There’s a massive religious shift occurring in America as one of the world’s most religious nations becomes more secular every year.
In “Secular Surge: A New Fault Line in American Politics,” political scientists David E. Campbell and Geoffrey C. Layman of the University of Notre Dame and John C. Green of the University of Akron argue that the nation’s secular population is larger and more diverse than previously acknowledged — and that a big part of what’s driving secularity is actually religious people’s political behavior.
In other words, some highly vocal and visible religious people are inadvertently pushing other people who don’t share their political views out of religion.
The dramatic rise of various kinds of nonreligion in the U.S. population has been tracked by numerous surveys. This is the group of people who check “none” or “nothing in particular” when asked about their religious affiliation. They are large — and still growing.
“This is a stunning change in the American social landscape,” Campbell, said in a Zoom interview. “To put it in context, prior to 1990, virtually no Americans identified in public opinion surveys as nonreligious. It was as low as 5%, which is close to the margin of error. And by the time we get to the year 2000, at that point you’re talking about 14% to 15% of the population. And now, that is a huge change. We do not typically see change of anything on that scale in a relatively short period of time.”
What’s responsible for this rapid change? Various studies have argued that one reason for the rapid rise of the nones is a backlash against the actions of the religious right, since so many people who leave religion also seem to be politically liberal. Campbell and his colleagues designed a series of experiments that could test that hypothesis: Was it a coincidence? A correlation? Or was religious people’s political activism actually causing increasing numbers of Americans to vote with their feet?
The first phase of each experiment asked people to choose their religious affiliation from a list and also asked other questions about their behavior and beliefs. The second phase, given to the same respondents a week later, had them read a news story that looked realistic but was actually fictionalized. The news stories were all about examples where people had mixed religion with politics, like a clergy member who was active in politics, or a politician who repeatedly referred to his faith on the campaign trail. Then, at the end of the survey, they were given the same demographic questions as before, including the one about their religious identity.
The researchers compared how people responded to the religious affiliation question to the baseline they had established a week earlier. For respondents who had already identified themselves as Republicans, being presented with these examples of the mixing of God talk and politics had no effect on how they characterized their religious identity the second time around.
Democrats, however, showed a clear aversion after reading the reports about mixing religion and politics. When surveyed the second time, their rate of religious affiliation had dropped by 13 points.
Campbell said the findings were dramatic. Just reading the news story, he said, is apparently “enough to push a sizable number of people away from holding a religious affiliation. That’s one story at one point in time, and we can get that effect. Imagine what happens when people are exposed to hundreds of stories over many, many years. It would only reinforce that idea that religion and the Republican Party go together, and that if you’re not sympathetic to the Republican Party, you don’t want anything to do with religion.”

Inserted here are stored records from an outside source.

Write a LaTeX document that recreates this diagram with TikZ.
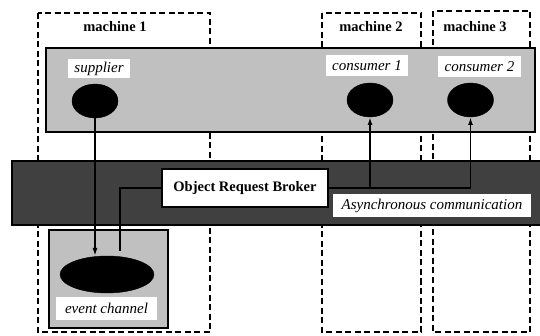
\documentclass[tikz,border=0pt]{standalone}
\usepackage{fontspec}
\setmainfont{Liberation Serif}
\usetikzlibrary{shapes.geometric,arrows.meta}
\definecolor{hostgray}{RGB}{192,192,192}
\definecolor{orbgray}{RGB}{64,64,64}
\begin{document}
\begin{tikzpicture}[x=1pt,y=-1pt,
  machinebox/.style={draw,line width=1.5pt,dash pattern=on 6pt off 3.5pt},
  outline/.style={draw=black,line width=1.5pt},
  tag/.style={fill=white,inner sep=0pt,outer sep=0pt,
    font=\fontsize{15}{17}\selectfont\itshape},
  mlabel/.style={inner sep=0pt,font=\fontsize{14.5}{16}\selectfont\bfseries},
  blob/.style={ellipse,fill=black,draw=black,inner sep=0pt,outer sep=0pt},
  link/.style={line width=1.8pt},
  flow/.style={link,-{Latex[length=8pt,width=5pt]}},
]
\useasboundingbox (0,0) rectangle (540,336);

% machine boundaries
\draw[machinebox] (38,13) rectangle (210,332);
\draw[machinebox] (322,13) rectangle (421,332);
\draw[machinebox] (433,11) rectangle (530,332);
\node[mlabel] (m1) at (115,27) {machine 1};
\node[mlabel] (m2) at (371,27) {machine 2};
\node[mlabel] (m3) at (475,27) {machine 3};

% application layer
\filldraw[fill=hostgray,outline] (46,48) rectangle (535,132);

% ORB layer
\fill[orbgray] (12,161) rectangle (540,225);
\draw[outline] (540,161) -- (12,161) -- (12,225) -- (540,225);

% event channel host
\filldraw[fill=hostgray,outline] (49,230) rectangle (168,328);

% objects
\node[blob,minimum width=46pt,minimum height=34pt] (supplier) at (95,101) {};
\node[blob,minimum width=46pt,minimum height=34pt] (cons1) at (370,100) {};
\node[blob,minimum width=46pt,minimum height=34pt] (cons2) at (470.5,100) {};
\node[blob,minimum width=94pt,minimum height=37pt] (event) at (107,274.5) {};

% labels
\node[tag,minimum width=62pt,minimum height=19pt] (supLbl) at (99,68.5) {supplier};
\node[tag,minimum width=82pt,minimum height=21pt] (c1Lbl) at (367,66) {consumer 1};
\node[tag,minimum width=83pt,minimum height=21pt] (c2Lbl) at (479.5,66.5) {consumer 2};
\node[tag,minimum width=101pt,minimum height=23pt] (evLbl) at (106.5,308.5) {event channel};
\node[tag,minimum width=198pt,minimum height=23pt] (asyLbl) at (432,205.5) {Asynchronous communication};

\node[outline,fill=white,inner sep=0pt,outer sep=0pt,minimum width=166pt,minimum height=38pt,
  font=\fontsize{14.5}{16}\selectfont\bfseries] (orb) at (245,188) {Object Request Broker};

% connections
\coordinate (evTap) at (120,251);
\draw[flow] (supplier.south) -- (supplier.south |- event.north);
\draw[link] (evTap) |- (orb.west);
\draw[flow] (orb.east) -| (cons2.south);
\draw[flow] (cons1.south |- orb.east) -- (cons1.south);
\end{tikzpicture}
\end{document}
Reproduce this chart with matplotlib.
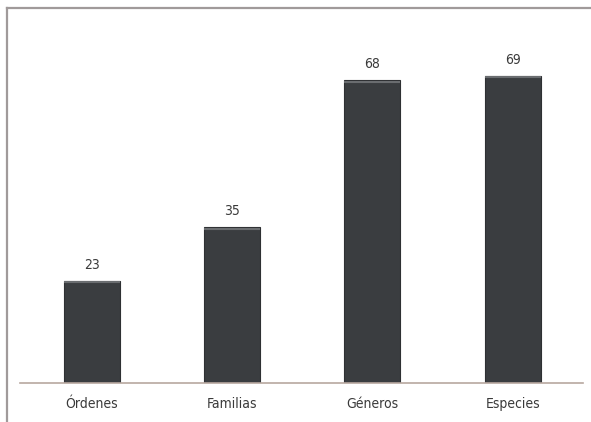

While most of the attention has been given to the way nones are leaving religion because of the religious right’s political stances on issues like LGBTQ rights or anti-Muslim immigration policies, the left doesn’t have a pass to mix religion and politics, either, Campbell said.
“I would say to churches, on both the left and the right, that if you want to bring people back to the pews, you want to stay out of politics. And that’s true of mainline Protestant churches, Catholic parishes, Jewish synagogues — any religious community. While most of the allergic reaction is against the right, there is a general sentiment among people that they really don’t like the mixture of the two.”
“Secular Surge” does a deep dive into what the rise of the nones — and their demonstrated allergy to mixing religion and politics — might mean for politics in America going forward. In addition to the massive religious-secular divide in America as a whole, in which Republicans remain highly religious and most nonreligious people gravitate toward the Democratic Party, there’s also an intraparty fault line that could become a problem in the near future.
“In the Democratic Party, this is a brewing storm,” Campbell said. “The secular activists are a large number of the grassroots volunteers for the Democratic Party.” But the Democratic Party has traditionally been the home of African American and Latino voters, who are often highly religious. Will the party be able to hold together in its aims, given that religious and secular voters often have very different priorities?
“Frankly, the Biden administration will be the test. Can Joe Biden manage to keep these two wings of the party together? Thus far, they have managed to tamp down any potential tensions between the religious and secular wings of the party. But I wouldn’t be surprised if in the next four years, you do see more of those tensions arising.”
Biden, he noted, has been unusual in being so public about his Catholic faith, both on the campaign and in his presidency. “Here you have a candidate who is very open about his religion, but he’s heading up a party that has this strong secular wing.”
A rupture is not inevitable, he said. But preventing it will take sensitivity to divergent points of view within the party.